* **Short task**
Copy each line below that contains "this".

* **Supplied information**
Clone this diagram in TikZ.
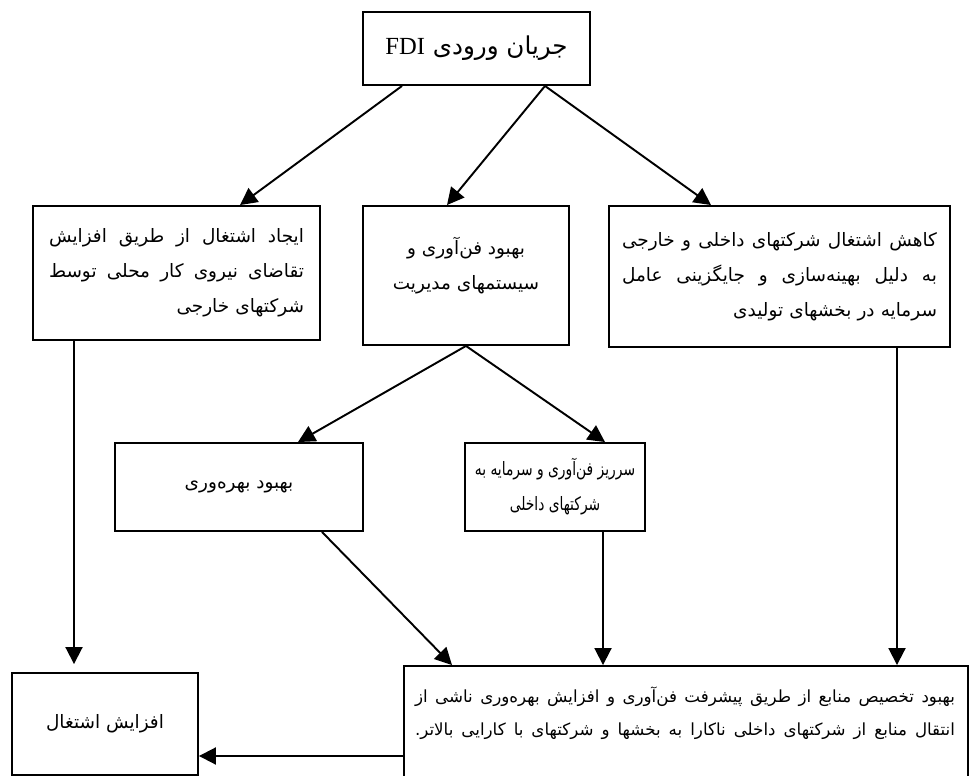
\documentclass[tikz,border=0pt]{standalone}
\usepackage{fontspec}
\newfontfamily\arabicfont[Script=Arabic]{DejaVu Sans}
\newfontfamily\arabicnarrow[Script=Arabic,FakeStretch=0.75]{DejaVu Sans}
\newfontfamily\latinfont{Liberation Serif}
\TeXXeTstate=1
\usetikzlibrary{arrows.meta,calc}
\newcommand\rtl[1]{\beginR #1\endR}
\newcommand\jline[1]{\makebox[\hsize][s]{\spaceskip=.3em plus 1fil minus .12em\beginR #1\endR}}
\tikzset{
  box/.style={draw, rectangle, inner sep=0pt},
  txt/.style={font=\arabicfont\fontsize{10.5}{20}\selectfont},
}
\begin{document}
\begin{tikzpicture}[x=0.02cm, y=-0.02cm, >={Triangle[length=3.4mm,width=3.4mm]}, line width=1.1pt]
            \useasboundingbox (0,0) rectangle (970,776);
            % top
            \node[box, minimum width=4.54cm, minimum height=1.46cm,
                  font=\arabicfont\fontsize{14}{16}\selectfont] (fdi) at (476.5,48.5)
                  {\rtl{جریان ورودی {\latinfont\beginL FDI\endL}}};
            % first row
            \node[box, txt, minimum width=5.74cm, minimum height=2.68cm,
                  text width=5.1cm, align=right] (emp) at (176.5,273)
                  {\jline{ایجاد اشتغال از طریق افزایش}\\
                   \jline{تقاضای نیروی کار محلی توسط}\\
                   \rtl{شرکتهای خارجی}};
            \node[box, minimum width=4.12cm, minimum height=2.78cm] (tech) at (466,275.5) {};
            \node[txt, align=center] (tech-t) at ($(tech.center)+(0,-10)$)
                  {\rtl{بهبود فن‌آوری و}\\ \rtl{سیستمهای مدیریت}};
            \node[box, txt, minimum width=6.82cm, minimum height=2.82cm,
                  text width=6.3cm, align=right] (red) at (779.5,276.5)
                  {\jline{کاهش اشتغال شرکتهای داخلی و خارجی}\\
                   \jline{به دلیل بهینه‌سازی و جایگزینی عامل}\\
                   \rtl{سرمایه در بخشهای تولیدی}};
            % second row
            \node[box, txt, minimum width=4.96cm, minimum height=1.76cm] (prod) at (239,487)
                  {\rtl{بهبود بهره‌وری}};
            \node[box, minimum width=3.6cm, minimum height=1.76cm, align=center,
                  font=\arabicnarrow\fontsize{10.5}{20}\selectfont] (spill) at (555,487)
                  {\rtl{سرریز فن‌آوری و سرمایه به}\\ \rtl{شرکتهای داخلی}};
            % bottom row
            \node[box, txt, minimum width=3.72cm, minimum height=2.04cm] (inc) at (105,724)
                  {\rtl{افزایش اشتغال}};
            \node[box, minimum width=11.28cm, minimum height=2.68cm] (alloc) at (686,733) {};
            \node[txt, font=\arabicfont\fontsize{9.5}{19}\selectfont, text width=10.8cm, align=right]
                  (alloc-t) at ($(alloc.north)+(-1,48)$)
                  {\jline{بهبود تخصیص منابع از طریق پیشرفت فن‌آوری و افزایش بهره‌وری ناشی از}\\
                   \jline{انتقال منابع از شرکتهای داخلی ناکارا به بخشها و شرکتهای با کارایی بالاتر.}};
            % arrows
            \draw[->] ($(fdi.south)+(-74.5,0)$) -- ($(emp.north)+(63.5,0)$);
            \draw[->] ($(fdi.south)+(68.5,0)$) -- ($(tech.north)+(-19,0)$);
            \draw[->] ($(fdi.south)+(68.5,0)$) -- ($(red.north)+(-68.5,0)$);
            \draw[->] (tech.south) -- ($(prod.north)+(59,0)$);
            \draw[->] (tech.south) -- ($(spill.north)+(50,0)$);
            \draw[->] ($(emp.south)+(-102.5,0)$) -- ($(inc.north)+(-31,-8)$);
            \draw[->] ($(prod.south)+(83,0)$) -- ($(alloc.north)+(-234,0)$);
            \draw[->] ($(spill.south)+(48,0)$) -- ($(alloc.north)+(-83,0)$);
            \draw[->] ($(red.south)+(117.5,0)$) -- ($(alloc.north)+(211,0)$);
            \draw[->] ($(alloc.west)+(0,23)$) -- ($(inc.east)+(0,32)$);
        \end{tikzpicture}
\end{document}
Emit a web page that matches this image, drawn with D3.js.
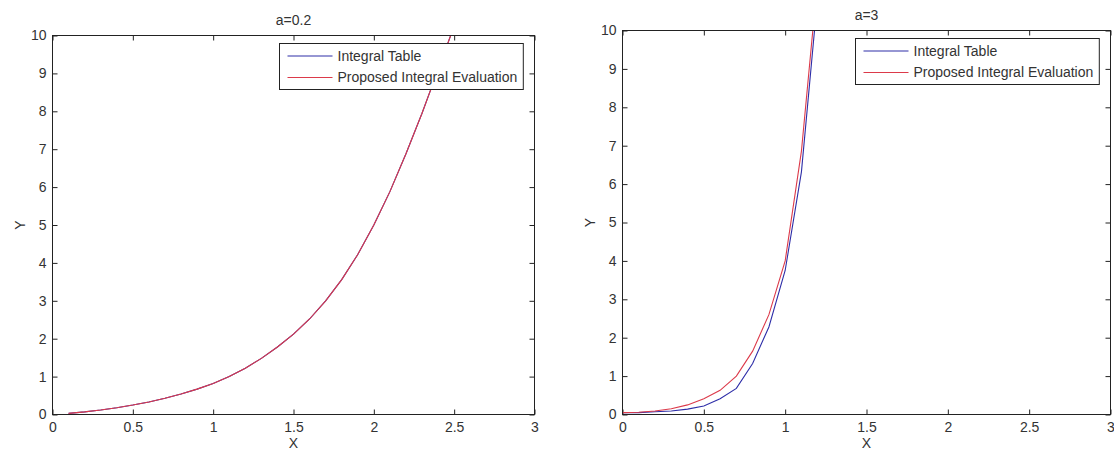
<!DOCTYPE html>
<html lang="en">
<head>
  <meta charset="UTF-8">
  <title>Integral Table vs Proposed Integral Evaluation</title>
  <script src="https://d3js.org/d3.v7.min.js"></script>
  <style>
    body {
      margin: 0;
      background: #fff;
    }
    svg {
      display: block;
      font-family: "Liberation Sans", Arial, sans-serif;
    }
    .tick text {
      font-size: 14px;
      fill: #333;
    }
    .label {
      font-size: 14px;
      fill: #333;
    }
  </style>
</head>
<body>
  <svg width="1114" height="452"></svg>

  <script>
    // a=0.2 panel
    const leftX = [0.1, 0.2, 0.3, 0.4, 0.5, 0.6, 0.7, 0.8, 0.9, 1.0, 1.1, 1.2, 1.3,
                   1.4, 1.5, 1.6, 1.7, 1.8, 1.9, 2.0, 2.1, 2.2, 2.3, 2.4, 2.5];
    const leftTable = [0.03, 0.07, 0.12, 0.18, 0.25, 0.33, 0.43, 0.54, 0.67, 0.82, 1.0, 1.22, 1.48,
                       1.78, 2.12, 2.52, 3.0, 3.56, 4.22, 5.0, 5.88, 6.88, 7.95, 9.1, 10.25];
    const leftProposed = [0.03, 0.07, 0.12, 0.18, 0.25, 0.33, 0.43, 0.54, 0.67, 0.82, 1.0, 1.22, 1.48,
                          1.78, 2.12, 2.52, 3.0, 3.56, 4.22, 5.0, 5.88, 6.88, 7.95, 9.1, 10.25];

    // a=3 panel
    const rightX = [0, 0.1, 0.2, 0.3, 0.4, 0.5, 0.6, 0.7, 0.8, 0.9, 1.0, 1.1, 1.2];
    const rightTable = [0.05, 0.05, 0.07, 0.09, 0.14, 0.22, 0.41, 0.68, 1.33, 2.28, 3.75, 6.32, 10.9];
    const rightProposed = [0.05, 0.06, 0.09, 0.15, 0.25, 0.41, 0.63, 1.0, 1.65, 2.6, 4.0, 6.86, 11.35];

    const xTicks = [0, 0.5, 1, 1.5, 2, 2.5, 3];
    const yTicks = [0, 1, 2, 3, 4, 5, 6, 7, 8, 9, 10];
    const seriesNames = ["Integral Table", "Proposed Integral Evaluation"];
    const seriesColors = ["#2e2ea8", "#dc3a4a"];

    const svg = d3.select("svg");

    const panels = [
      {title: "a=0.2", xs: leftX, ys: [leftTable, leftProposed],
       left: 52.5, right: 534.5, top: 35.5, bottom: 414.5},
      {title: "a=3", xs: rightX, ys: [rightTable, rightProposed],
       left: 622.5, right: 1110.5, top: 30.5, bottom: 414.5}
    ];

    panels.forEach((p, pi) => {
      const x = d3.scaleLinear().domain([0, 3]).range([p.left, p.right]);
      const y = d3.scaleLinear().domain([0, 10]).range([p.bottom, p.top]);
      const g = svg.append("g");

      g.append("clipPath").attr("id", "clip" + pi)
        .append("rect")
        .attr("x", p.left).attr("y", p.top)
        .attr("width", p.right - p.left).attr("height", p.bottom - p.top);

      const fmt = d3.format("~g");

      g.append("g")
        .attr("transform", `translate(0,${p.bottom})`)
        .call(d3.axisBottom(x).tickValues(xTicks).tickFormat(fmt)
          .tickSizeInner(-5).tickSizeOuter(0).tickPadding(8));
      g.append("g")
        .attr("transform", `translate(0,${p.top})`)
        .call(d3.axisTop(x).tickValues(xTicks).tickFormat("")
          .tickSizeInner(-5).tickSizeOuter(0));
      g.append("g")
        .attr("transform", `translate(${p.left},0)`)
        .call(d3.axisLeft(y).tickValues(yTicks).tickFormat(fmt)
          .tickSizeInner(-5).tickSizeOuter(0).tickPadding(6));
      g.append("g")
        .attr("transform", `translate(${p.right},0)`)
        .call(d3.axisRight(y).tickValues(yTicks).tickFormat("")
          .tickSizeInner(-5).tickSizeOuter(0));

      g.selectAll(".domain").remove();
      g.selectAll(".tick line").attr("stroke", "#222");
      g.selectAll(".tick text").attr("font-family", null).attr("font-size", null);

      const line = d3.line()
        .x((d, i) => x(p.xs[i]))
        .y(d => y(d));

      g.append("g").attr("clip-path", `url(#clip${pi})`)
        .selectAll("path")
        .data(p.ys)
        .join("path")
        .attr("fill", "none")
        .attr("stroke", (d, i) => seriesColors[i])
        .attr("stroke-width", 1.1)
        .attr("d", line);

      // box
      g.append("rect")
        .attr("x", p.left).attr("y", p.top)
        .attr("width", p.right - p.left).attr("height", p.bottom - p.top)
        .attr("fill", "none").attr("stroke", "#222");

      // labels
      const cx = (p.left + p.right) / 2;
      g.append("text").attr("class", "label")
        .attr("x", cx).attr("y", p.top - 11)
        .attr("text-anchor", "middle").text(p.title);
      g.append("text").attr("class", "label")
        .attr("x", cx).attr("y", 448)
        .attr("text-anchor", "middle").text("X");
      g.append("text").attr("class", "label")
        .attr("transform", `translate(${p.left - 32},${(p.top + p.bottom) / 2}) rotate(-90)`)
        .attr("text-anchor", "middle").attr("dy", "0.35em").text("Y");

      // legend
      const lg = g.append("g");
      const box = lg.append("rect").attr("fill", "#fff").attr("stroke", "#222");
      const rows = lg.selectAll("g.row")
        .data(seriesNames)
        .join("g").attr("class", "row");
      rows.append("line")
        .attr("x1", 8).attr("x2", 53)
        .attr("y1", (d, i) => 12.5 + i * 21.5).attr("y2", (d, i) => 12.5 + i * 21.5)
        .attr("stroke", (d, i) => seriesColors[i]).attr("stroke-width", 1.1);
      rows.append("text").attr("class", "label")
        .attr("x", 58).attr("y", (d, i) => 12.5 + i * 21.5).attr("dy", "0.35em")
        .text(d => d);
      const w = lg.node().getBBox().width + 14;
      const h = 46;
      box.attr("x", 0).attr("y", 0).attr("width", w).attr("height", h);
      lg.attr("transform", `translate(${Math.round(p.right - 12 - w) + 0.5},${p.top + 8})`);
    });
  </script>
</body>
</html>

* **Output of the task**
Clone this diagram in TikZ.
Emit a web page that matches this image, drawn with D3.js.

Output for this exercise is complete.